Jeśli jednak oczekujemy tylko tego, że natura albo ogrody będą nas uzdrawiać – sprawiać, że poczujemy się lepiej, przynosić ulgę albo koić codzienne problemy – to jak tak naprawdę może być odwzajemniona nasza relacja z ziemią i jak dogłębnie rozumiemy problemy, z którymi się ona boryka? Im więcej zajmuję się ogrodem i im więcej poświęcam czasu na zwracanie uwagi na pogodę i cykle życia roślin, które uprawiam, tym bardziej jestem świadoma kryzysu klimatycznego. Doświadczam suszy, fal upałów i dziwnych, ciepłych zim mocniej, bo widzę ich efekty w ogrodzie. Patrząc bezrefleksyjnie na ogrody jako przestrzenie służące wyłącznie do uzdrawiania nas, ignorujemy cierpienie, które zadaliśmy ziemi, czerpiąc z niej bezlitośnie od stuleci – i szansę na postępowanie wobec niej delikatniej. Maud Grieve podtrzymywała gasnący płomień zielarstwa w kluczowym momencie, ale prawdopodobnie bardziej zależało jej na tym, aby ludzie wiedzieli, jak właściwie zbierać rośliny, aby mogły one przetrwać. Napisała w 1916 roku: „Jeśli zioła nie są poprawnie pozyskiwane i przygotowane do sprzedaży […], lepiej pozostawić je w spokoju do czasu, aż zbieracze nauczą się to robić, w przeciwnym razie wkrótce może zbraknąć ziół do zbierania, jeśli będą wyrywane z korzeniami i żadne się nie ostaną na nasiona”.
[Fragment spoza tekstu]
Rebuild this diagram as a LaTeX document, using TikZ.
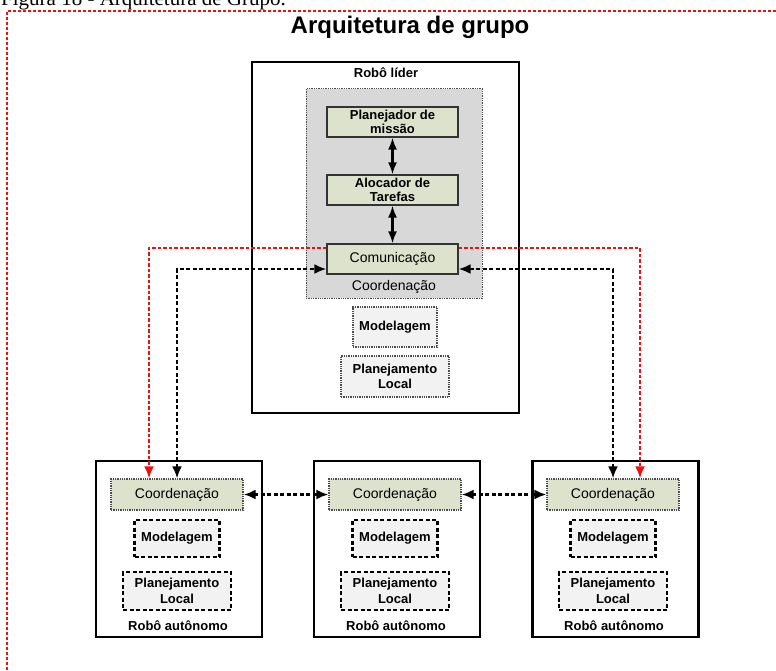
\documentclass[tikz,border=0pt]{standalone}
\usepackage{fontspec}
\setmainfont{Liberation Sans}
\newfontfamily\capfont{Liberation Serif}
\usetikzlibrary{arrows.meta}
\definecolor{olivebox}{RGB}{221,226,205}
\definecolor{coordgray}{RGB}{216,216,216}
\definecolor{lightbox}{RGB}{242,242,242}
\definecolor{linkred}{RGB}{230,20,20}
\begin{document}
\begin{tikzpicture}[x=1pt,y=-1pt,
  robotbox/.style={draw=black,line width=2.2pt,fill=white,rectangle,inner sep=0pt},
  regionbox/.style={draw=black!70,line width=1pt,dash pattern=on 1.3pt off 1pt,fill=coordgray,rectangle,inner sep=0pt},
  taskbox/.style={draw=black!80,line width=1.2pt,fill=olivebox,rectangle,inner sep=0pt,align=center,font=\bfseries\fontsize{13}{15}\selectfont},
  commbox/.style={taskbox,font=\fontsize{14}{15}\selectfont},
  coordbox/.style={draw=black!70,line width=1.2pt,dash pattern=on 1.3pt off 1pt,fill=olivebox,rectangle,inner sep=0pt,font=\fontsize{14}{15}\selectfont},
  softbox/.style={draw=black!70,line width=1.1pt,dash pattern=on 1.3pt off 1pt,fill=lightbox,rectangle,inner sep=0pt,align=center,font=\bfseries\fontsize{13}{15.5}\selectfont},
  hardbox/.style={draw=black,line width=2.2pt,dash pattern=on 4pt off 2.5pt,fill=lightbox,rectangle,inner sep=0pt,align=center,font=\bfseries\fontsize{13}{15.5}\selectfont},
  boxlabel/.style={font=\bfseries\fontsize{13}{15}\selectfont,inner sep=0pt},
  solidlink/.style={line width=2.2pt,{Latex[length=12pt,width=9pt]}-{Latex[length=12pt,width=9pt]}},
  blacklink/.style={line width=2.3pt,dash pattern=on 4pt off 2.5pt},
  redlink/.style={draw=linkred,line width=2.2pt,dash pattern=on 3.5pt off 2pt},
  tip/.style={-{Latex[length=12pt,width=10pt]}},
  bothtips/.style={{Latex[length=12pt,width=10pt]}-{Latex[length=12pt,width=10pt]}}
]
\useasboundingbox (0,0) rectangle (776,671);

% caption line, partly above the page edge
\node[anchor=base west,inner sep=0pt,font=\capfont\fontsize{21}{21}\selectfont] (caption) at (1,6) {Figura 18 - Arquitetura de Grupo.};

% red dotted frame
\draw[draw=linkred,line width=1.6pt,dash pattern=on 3pt off 2pt] (7,700) -- (7,11) -- (790,11);

% title
\node[font=\bfseries\fontsize{24}{26}\selectfont,inner sep=0pt] (title) at (410,27) {Arquitetura de grupo};

% leader robot
\node[robotbox,minimum width=267pt,minimum height=351pt] (leader) at (385.5,237.5) {};
\node[boxlabel] (leaderlbl) at (386,73) {Robô líder};
\node[regionbox,minimum width=176pt,minimum height=209pt] (region) at (394,193.5) {};
\node[taskbox,minimum width=131pt,minimum height=30pt] (plan) at (392.5,122) {Planejador de\\[-1pt]missão};
\node[taskbox,minimum width=131pt,minimum height=30pt] (alloc) at (392.5,190) {Alocador de\\[-1pt]Tarefas};
\node[commbox,minimum width=131pt,minimum height=30pt] (comm) at (392.5,259) {Comunicação};
\node[inner sep=0pt,font=\fontsize{14}{15}\selectfont] (regionlbl) at (394,287) {Coordenação};
\node[softbox,minimum width=84pt,minimum height=40pt] (model0) at (395,327) {Modelagem};
\node[softbox,minimum width=108pt,minimum height=41pt] (local0) at (395,376.5) {Planejamento\\Local};

\draw[solidlink] (plan.south) -- (alloc.north);
\draw[solidlink] (alloc.south) -- (comm.north);

% autonomous robots
\foreach \i/\cx in {1/179,2/397,3/615.5}{
  \node[robotbox,minimum width=166pt,minimum height=176pt] (robot\i) at (\cx,549) {};
}
\foreach \i/\cx in {1/177,2/395,3/613}{
  \node[coordbox,minimum width=132pt,minimum height=31pt] (coord\i) at (\cx,494.5) {Coordenação};
  \node[hardbox,minimum width=85pt,minimum height=37pt] (model\i) at (\cx,538.5) {Modelagem};
  \node[hardbox,minimum width=108pt,minimum height=38pt] (local\i) at (\cx,591) {Planejamento\\Local};
  \node[boxlabel] (robotlbl\i) at (\cx+1,626) {Robô autônomo};
}

% links between the coordination layers
\draw[blacklink,bothtips] (coord1.east) -- (coord2.west);
\draw[blacklink,bothtips] (coord2.east) -- (coord3.west);

% leader communication links
\coordinate (redL) at (149,248);
\coordinate (redR) at (640,248);
\coordinate (blkL) at (177,269);
\coordinate (blkR) at (613,269);

\draw[redlink,tip] (comm.west |- redL) -- (redL) -- (coord1.north -| redL);
\draw[redlink,tip] (comm.east |- redR) -- (redR) -- (coord3.north -| redR);

\draw[blacklink,bothtips] (coord1.north -| blkL) -- (blkL) -- (comm.west |- blkL);
\draw[blacklink,bothtips] (coord3.north -| blkR) -- (blkR) -- (comm.east |- blkR);
\end{tikzpicture}
\end{document}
To Maya poleciła mi zakup A Modern Herbal. Poznałyśmy się na krętych ścieżkach małego świata upraw oraz ogrodnictwa. Była szefową kuchni, ogrodniczką, zielarką i kimś, kto wolał prowadzić głębokie i znaczące dysputy niż rozmawiać o niczym. Postanowiłyśmy się spotkać i porozmawiać w dniu przesilenia zimowego, najkrótszym dniu w roku, dniu, który zaczął mieć dla mnie nowe znaczenie po dwudziestym piątym roku życia. Przesilenie oznacza moment, kiedy druzgocąca ciemność grudnia zatrzymuje się chwilę przed tym, zanim zacznie ustępować, a każdy dzień będzie wydłużał się o parę minut. To jednocześnie jasna i niepodważalna zapowiedź: wkrótce noce staną się krótsze.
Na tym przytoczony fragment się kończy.